Excise — Excise duty — Exemption from — Respondent-assessee manufactures sugar syrup as an intermediate product which is used in the manufacture of aerated water — Revenue wanted to impose excise duty thereon on the ground that it contains 75.2% sugar contents and, therefore, was to be classifiable under Heading 1702 — Assessee, on the other hand, took up the defence that the sugar contents are less than 65% — Admittedly, said product is exempted from duty as per Noti. No. 217/86-CE dt. 2-4-1986 as amended by Noti. No. 79/91-CE dt. 25-7-1991 — Appeal therefore dismissed — Central Excise Tariff Act, 1985 — Heading 1702                    
                                                                                           (Paras 1 and 3)

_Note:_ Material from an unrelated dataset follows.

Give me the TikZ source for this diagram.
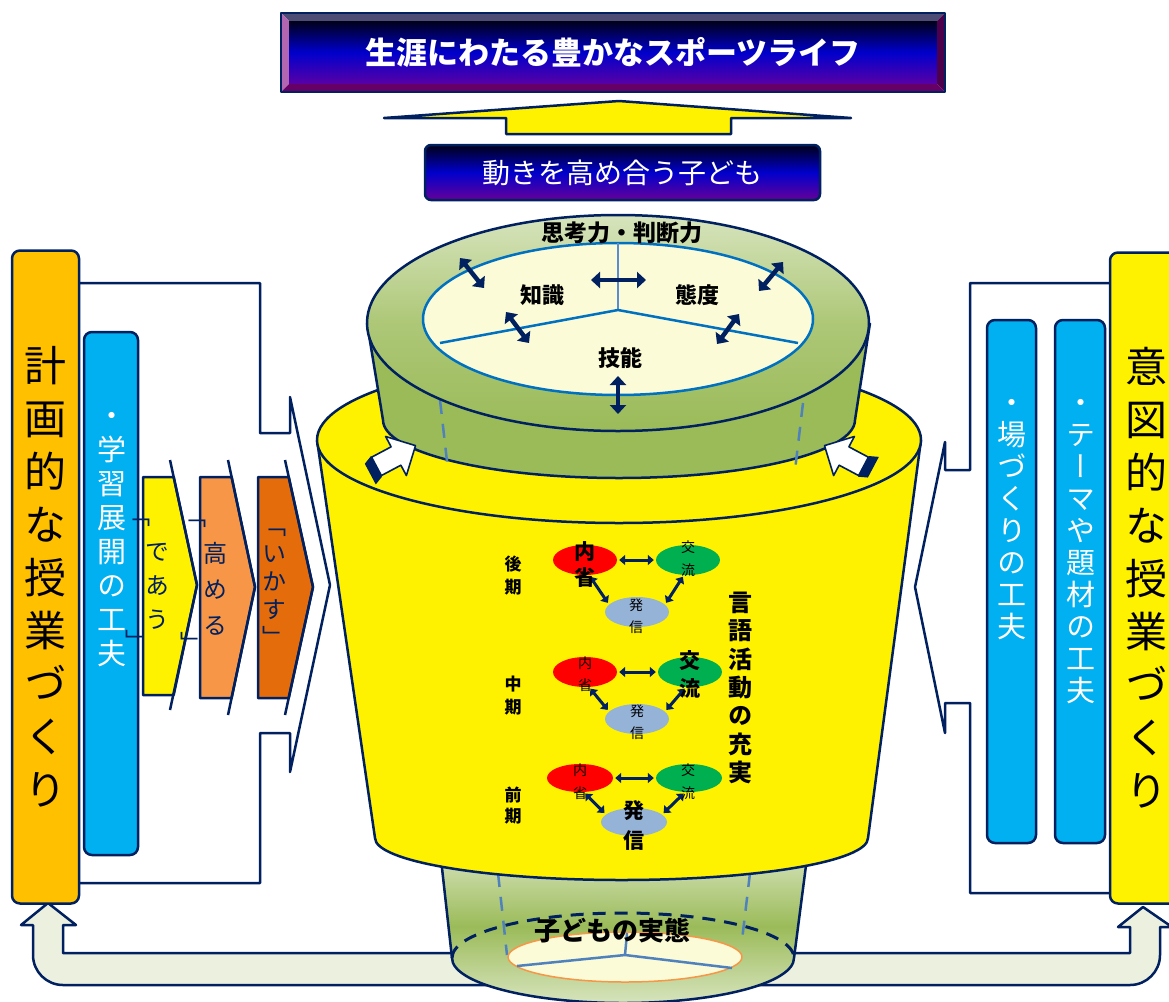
\documentclass[tikz,border=0pt]{standalone}
\usepackage{fontspec}
\setmainfont{Noto Sans CJK JP}
\newfontfamily\jp{Noto Sans CJK JP}
\newfontfamily\jpv[RawFeature=+vert]{Noto Sans CJK JP}
\usetikzlibrary{arrows.meta,shapes.geometric}
\definecolor{navy}{HTML}{002060}
\definecolor{olive}{HTML}{9BBB59}
\definecolor{olivelt}{HTML}{D7E4BD}
\definecolor{cream}{HTML}{FBFBD7}
\definecolor{bandC}{HTML}{EBF1DE}
\definecolor{orangeC}{HTML}{FFC000}
\definecolor{blueC}{HTML}{00B0F0}
\definecolor{chevB}{HTML}{F79646}
\definecolor{chevC}{HTML}{E46C0A}
\definecolor{ellR}{HTML}{FF0000}
\definecolor{ellG}{HTML}{00B050}
\definecolor{ellB}{HTML}{95B3D7}
\definecolor{divB}{HTML}{0070C0}
\definecolor{divL}{HTML}{5B8BD0}
\definecolor{dashB}{HTML}{4F81BD}
\tikzset{
  outl/.style={draw=navy, line width=2.5pt},
  rbox/.style={draw=navy, line width=2.5pt, rounded corners=8pt, align=center, inner sep=0pt},
  vstack/.style={align=center, inner sep=0pt},
  bigdarr/.style={draw=navy, line width=4.5pt, >={Triangle[length=9pt,width=16pt]}, <->},
  smalldarr/.style={draw=navy, line width=3pt, >={Triangle[length=6pt,width=10pt]}, <->, shorten <=2pt, shorten >=2pt},
  ell/.style={ellipse, draw=none, inner sep=0pt},
  chevtext/.style={vstack, text=navy, font=\jpv\fontsize{24}{34}\selectfont},
  boldlbl/.style={inner sep=0pt, font=\jp\fontsize{22}{26}\selectfont\bfseries},
  brk/.style={inner sep=0pt, text=navy, font=\jpv\fontsize{24}{24}\selectfont},
}
\begin{document}
\begin{tikzpicture}[x=1pt,y=-1pt,line join=round]
\useasboundingbox (0,0) rectangle (1169,1001);
\clip (0,0) rectangle (1169,1001);

% ---- loop band at the bottom
\draw[outl, fill=bandC] (48,903) -- (76,925) -- (63,925) -- (63,953) -- (1130,953) -- (1130,927) -- (1118,927) -- (1143,907) -- (1172,927) -- (1160,927) -- (1160,955) arc[start angle=0,end angle=90,radius=30] -- (63,985) arc[start angle=90,end angle=180,radius=30] -- (33,925) -- (21,925) -- cycle;

% ---- white bracket shapes
\draw[outl, fill=white] (79,283) -- (260,283) -- (260,433) -- (290,433) -- (290,397) -- (330,585) -- (290,772) -- (290,733) -- (260,733) -- (260,883) -- (79,883);
\draw[outl, fill=white] (1110,283) -- (970,283) -- (970,470) -- (945,470) -- (945,442) -- (915,587) -- (945,733) -- (945,703) -- (970,703) -- (970,893) -- (1110,893);

% ---- side boxes
\node[rbox, fill=orangeC, minimum width=67pt, minimum height=653pt, font=\jpv\fontsize{42}{53}\selectfont] (plan) at (45.5,577) {計\\画\\的\\な\\授\\業\\づ\\く\\り};
\node[rbox, fill=yellow, minimum width=72pt, minimum height=651pt, font=\jpv\fontsize{42}{53}\selectfont] (intent) at (1146,578) {意\\図\\的\\な\\授\\業\\づ\\く\\り};

\node[rbox, fill=blueC, minimum width=54pt, minimum height=523pt] (flowbox) at (111,593.5) {};
\node[vstack, text=white, font=\jpv\fontsize{29}{34}\selectfont] (flowtxt) at (112,540) {・\\学\\習\\展\\開\\の\\工\\夫};
\node[rbox, fill=blueC, minimum width=49pt, minimum height=523pt] (placebox) at (1011.5,581.5) {};
\node[vstack, text=white, font=\jpv\fontsize{29}{32}\selectfont] (placetxt) at (1012,520) {・\\場\\づ\\く\\り\\の\\工\\夫};
\node[rbox, fill=blueC, minimum width=50pt, minimum height=523pt] (themebox) at (1080,581.5) {};
\node[vstack, text=white, font=\jpv\fontsize{29}{32}\selectfont] (themetxt) at (1081,552) {・\\テ\\ー\\マ\\や\\題\\材\\の\\工\\夫};

% ---- chevrons
\draw[outl, fill=yellow] (143,477) -- (173.7,477) -- (197,585) -- (173.7,695) -- (143,695) -- cycle;
\draw[outl] (170,460) -- (197,585) -- (170,710);
\draw[outl, fill=chevB] (200,477) -- (231.6,477) -- (255,587) -- (231.6,698) -- (200,698) -- cycle;
\draw[outl] (228,460) -- (255,587) -- (228,715);
\draw[outl, fill=chevC] (258,477) -- (288.7,477) -- (313,587) -- (288.7,698) -- (258,698) -- cycle;
\draw[outl] (285,460) -- (313,587) -- (285,715);
\node[chevtext] (meet) at (157,586) {で\\あ\\う};
\node[chevtext, font=\jpv\fontsize{24}{36}\selectfont] (raise) at (215,589) {高\\め\\る};
\node[chevtext, font=\jpv\fontsize{24}{28}\selectfont] (use) at (274,588) {「\\い\\か\\す\\」};
\node[brk] (qa1) at (138,523) {「};
\node[brk] (qa2) at (137,640) {」};
\node[brk] (qb1) at (194,524) {「};
\node[brk] (qb2) at (192,642) {」};

% ---- bottom green cylinder
\draw[outl, top color=olivelt, bottom color=olivelt, middle color=olive] (440,850) -- (452,958) arc[start angle=180,end angle=0,x radius=171,y radius=45] -- (808,850) -- cycle;
\draw[navy, line width=3pt, dash pattern=on 13pt off 9pt] (452,958) arc[start angle=180,end angle=360,x radius=171,y radius=45];
\draw[dashB, line width=2.5pt, dash pattern=on 14pt off 10pt] (498,873) -- (507,955);
\draw[dashB, line width=2.5pt, dash pattern=on 14pt off 10pt] (750,873) -- (742,940);
\draw[draw=chevB, line width=1.5pt, fill=cream] (625,957) ellipse[x radius=117, y radius=25];
\coordinate (bc) at (625,955);
\draw[dashB, line width=2.5pt] (bc) -- (627,933) (bc) -- (517,966) (bc) -- (732,968);
\node[boldlbl, font=\jp\fontsize{26}{30}\selectfont\bfseries] (actual) at (612,931) {子どもの実態};

% ---- yellow cup
\draw[outl, fill=yellow] (317,440) -- (375,838) arc[start angle=180,end angle=0,x radius=246.5,y radius=42] -- (921,440);
\draw[outl, fill=yellow] (619,440) ellipse[x radius=302, y radius=83];

% ---- top green cylinder
\draw[outl, fill=olive] (367,323) -- (383,420) arc[start angle=180,end angle=0,x radius=236,y radius=58] -- (870,323);
\draw[dashB, line width=2.5pt, dash pattern=on 14pt off 10pt] (440,400) -- (448,470);
\draw[dashB, line width=2.5pt, dash pattern=on 14pt off 10pt] (803,403) -- (795,470);
\draw[outl, top color=olivelt, bottom color=olive, middle color=olive!70!olivelt] (618,323) ellipse[x radius=251, y radius=108];
\draw[draw=divB, line width=2.5pt, fill=cream] (618,319) ellipse[x radius=195, y radius=76];
\coordinate (tc) at (618,310);
\draw[divL, line width=2.5pt] (tc) -- (618,243);
\draw[divB, line width=2.5pt] (tc) -- (440,343) (tc) -- (798,343);

\node[boldlbl, font=\jp\fontsize{23}{26}\selectfont\bfseries] (think) at (622,233) {思考力・判断力};
\node[boldlbl] (know) at (542,295) {知識};
\node[boldlbl] (attitude) at (697,295) {態度};
\node[boldlbl] (skill) at (620,358) {技能};

\coordinate (a1s) at (460,258); \coordinate (a1e) at (484,288);
\coordinate (a2s) at (591,280); \coordinate (a2e) at (646,280);
\coordinate (a3s) at (783,262); \coordinate (a3e) at (759,291);
\coordinate (a4s) at (506,312); \coordinate (a4e) at (529,343);
\coordinate (a5s) at (739,314); \coordinate (a5e) at (717,344);
\coordinate (a6s) at (618,376); \coordinate (a6e) at (618,414);
\draw[bigdarr] (a1s) -- (a1e);
\draw[bigdarr] (a2s) -- (a2e);
\draw[bigdarr] (a3s) -- (a3e);
\draw[bigdarr] (a4s) -- (a4e);
\draw[bigdarr] (a5s) -- (a5e);
\draw[bigdarr, line width=3.5pt] (a6s) -- (a6e);

% ---- white 3D arrows
\begin{scope}[shift={(396,456)}, rotate=28, scale=1.3]
  \fill[navy] (-17,-9) -- (-17,9) -- (-24,12) -- (-24,-6) -- cycle;
  \draw[navy, line width=1.6pt, fill=white] (17,0) -- (0,17) -- (0,8) -- (-17,8) -- (-17,-8) -- (0,-8) -- (0,-17) -- cycle;
\end{scope}
\begin{scope}[shift={(844,456)}, rotate=152, scale=1.3]
  \fill[navy] (-17,-9) -- (-17,9) -- (-24,12) -- (-24,-6) -- cycle;
  \draw[navy, line width=1.6pt, fill=white] (17,0) -- (0,17) -- (0,8) -- (-17,8) -- (-17,-8) -- (0,-8) -- (0,-17) -- cycle;
\end{scope}

% ---- language activity diagram
\node[ell, fill=ellR, minimum width=64pt, minimum height=30pt] (r1) at (585,560) {};
\node[ell, fill=ellG, minimum width=64pt, minimum height=30pt] (g1) at (688,560) {};
\node[ell, fill=ellB, minimum width=64pt, minimum height=30pt] (b1) at (637,612) {};
\node[ell, fill=ellR, minimum width=64pt, minimum height=30pt] (r2) at (585,672) {};
\node[ell, fill=ellG, minimum width=64pt, minimum height=30pt] (g2) at (690,672) {};
\node[ell, fill=ellB, minimum width=64pt, minimum height=30pt] (b2) at (637,719) {};
\node[ell, fill=ellR, minimum width=66pt, minimum height=28pt] (r3) at (580,778) {};
\node[ell, fill=ellG, minimum width=66pt, minimum height=28pt] (g3) at (689,778) {};
\node[ell, fill=ellB, minimum width=66pt, minimum height=28pt] (b3) at (634,822) {};

\foreach \r/\g/\b in {r1/g1/b1, r2/g2/b2, r3/g3/b3} {
  \draw[smalldarr] (\r.east) -- (\g.west);
  \draw[smalldarr] (\r.-75) -- (\b.165);
  \draw[smalldarr] (\g.-105) -- (\b.15);
}

\node[vstack, font=\jpv\fontsize{21}{26}\selectfont\bfseries] (t1r) at (585,565) {内\\省};
\node[vstack, font=\jpv\fontsize{14}{23}\selectfont] (t1g) at (688,558.5) {交\\流};
\node[vstack, font=\jpv\fontsize{14}{22}\selectfont] (t1b) at (636,616) {発\\信};
\node[vstack, font=\jpv\fontsize{14}{22}\selectfont] (t2r) at (585,674) {内\\省};
\node[vstack, font=\jpv\fontsize{21}{28}\selectfont\bfseries] (t2g) at (690,674) {交\\流};
\node[vstack, font=\jpv\fontsize{14}{22}\selectfont] (t2b) at (637,722.5) {発\\信};
\node[vstack, font=\jpv\fontsize{14}{23}\selectfont] (t3r) at (580,781.5) {内\\省};
\node[vstack, font=\jpv\fontsize{14}{23}\selectfont] (t3g) at (688,781.5) {交\\流};
\node[vstack, font=\jpv\fontsize{21}{30}\selectfont\bfseries] (t3b) at (634,825) {発\\信};

\node[vstack, font=\jpv\fontsize{17}{23}\selectfont\bfseries] (late) at (513,576) {後\\期};
\node[vstack, font=\jpv\fontsize{17}{23}\selectfont\bfseries] (mid) at (513,696) {中\\期};
\node[vstack, font=\jpv\fontsize{17}{21}\selectfont\bfseries] (early) at (513,806) {前\\期};
\node[vstack, font=\jpv\fontsize{24}{28.3}\selectfont\bfseries] (lang) at (740,688) {言\\語\\活\\動\\の\\充\\実};

% ---- top banners and arrow
\node[inner sep=0pt, minimum width=648pt, minimum height=63pt, top color=black!90!blue, bottom color=violet!70!blue, middle color=blue!80!black, text=white, font=\jp\fontsize{31}{34}\selectfont\bfseries] (goal) at (613,52.5) {生涯にわたる豊かなスポーツライフ};
\fill[black!60!blue!40!gray] (281,13) -- (945,13) -- (goal.north east) -- (goal.north west) -- cycle;
\fill[violet!60!white] (281,13) -- (goal.north west) -- (goal.south west) -- (281,92) -- cycle;
\fill[violet!60!black] (945,13) -- (goal.north east) -- (goal.south east) -- (945,92) -- cycle;
\fill[violet!80!black] (281,92) -- (goal.south west) -- (goal.south east) -- (945,92) -- cycle;
\draw[navy, line width=2pt] (281,13) rectangle (945,92);

\draw[navy, line width=2.5pt, fill=yellow] (384,118) -- (619,101) -- (851,118) -- (731,118) -- (731,134) -- (506,134) -- (506,118) -- cycle;

\node[draw=navy, line width=2.5pt, rounded corners=6pt, inner sep=0pt, minimum width=395pt, minimum height=55pt, top color=black!90!blue, bottom color=violet!80!blue, middle color=blue!80!black, text=white, font=\jp\fontsize{28}{30}\selectfont] (kids) at (622.5,172.5) {動きを高め合う子ども};
\end{tikzpicture}
\end{document}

(A.K. Sikri and Rohinton Fali Nariman, JJ.)


 


Commissioner of Central Excise, Mumbai ____ Appellant


 


v.


 


M/s. Parle Bisleri Pvt. Ltd. __________________ Respondent


 


Civil Appeal No(s). 3494/2006, decided on September 1, 2015


 


The Order of the court was delivered by


Order


 


1. The respondent-assessee manufactures sugar syrup as an intermediate product which is used in the manufacture of aerated water. The Revenue wanted to impose excise duty thereon on the ground that it contains 75.2% sugar contents and, therefore, was to be classifiable under Heading 1702. The assessee on the other hand took up the defence that the sugar contents are less than 65%. However, it is not even necessary to go into this aspect inasmuch as it is not in dispute that in any case the said product is exempted from duty as per Notification No. 217/86-CE dated 02.04.1986 as amended by Notification No. 79/91-CE dated 25.7.1991. Taking note of this very fact the Tribunal has observed as under:


 


“4. We agree with the learned advocate appearing for the respondents that the demand of duty cannot be, in any case, sustained in respect of the sugar syrup consumed captively, inasmuch as if the same is considered excisable, the same would be exempted in terms of the provisions of Notification No. 217/86.”


 


2. The aforesaid position could not be disputed by the learned counsel for the Revenue.


 


3. We do not find any merit in this appeal. The appeal is, accordingly, dismissed.